同店の定番商品「オリジナル シックバーガー」

ハラペーニョバーガー

マッシュルームバーガー

ステーキハウスバーガー

テキサス トースト ベーコンチーズ

low・carb シックバーガー

広告はちょっと刺激的?

「Carl's Jr.」のもうひとつの特徴が、個性の強い「ブランドイメージ」と「広告戦略」にある。同店の主なターゲットは「若く、空腹で、男っぽい人(Young Hungry Guys)」で、18歳から34歳までの男性客がメインだという。そんな同店が構築するブランドイメージは、「若々しく、肉体美にあふれ、セクシーで、エッジー、かつ不良っぽく革新的」なもの。一度聞いただけでは、とてもハンバーガーチェーンの売り文句とは思えない。
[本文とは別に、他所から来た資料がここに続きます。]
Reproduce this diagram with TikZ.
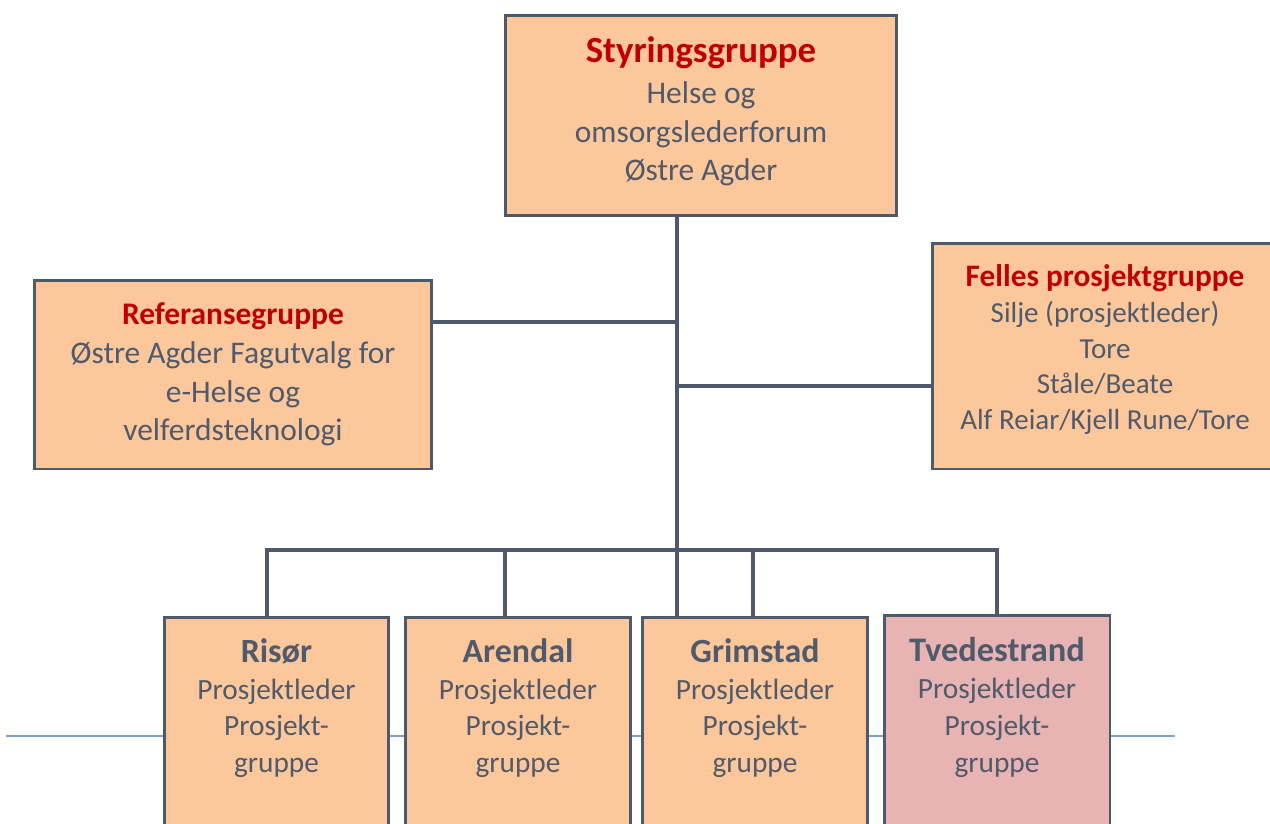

そんな顧客へのアプローチとして同店の出した答えが、「無数の競合から抜き出る広告」だった。同店のテレビCMに登場するのは、もっぱら若い男性やセクシーな女性たち。ハンバーガーをほお張る彼らの姿は、時として少々刺激的である。

CMに登場する人々

また、若者に人気の映画「X-MEN」シリーズや「SUPER MAN」とのコラボレーションCMなども作成。「世界のバーガー好きヤングのハートをつかむブランディング」が、同店の地位を確固たるものにしているようだ。

「X-MEN」の登場人物「ミスティーク」

「X-MEN」の登場人物「コロッサス」

日本での展開はこれから

徹底した品質と味へのこだわりを価格と両立させ、「セクシーでエッジー」というとがった個性を貫き通すハンバーガーチェーン「Carl's Jr.」。アメリカで存在感を放つ同店は現在、日本でのフランチャイズ・パートナーを募集している。

同社の国際筆頭副社長であるネッド・ライリー氏によれば、パートナー企業と相談の上、日本だけのオリジナル商品なども販売する予定だという。今後の進行にもよるが、9~12カ月以内には日本での第1号店を見ることができるそうだ。

CKEレストランホールディングス国際筆頭副社長のネッド・ライリー氏

カリフォルニア州カーペンテリア市の店舗

デンマークの店舗内装

ちなみに、アメリカで打っていた刺激的な広告については、店舗を展開する国に合わせて「文化的に適切な内容」、それでいて「印象に残るエッジーなもの」にするという。プレミアム品質のハンバーガーに、セクシーでエッジーなブランディング。これまでにないハンバーガーチェーンの、今後の展開から目が離せない。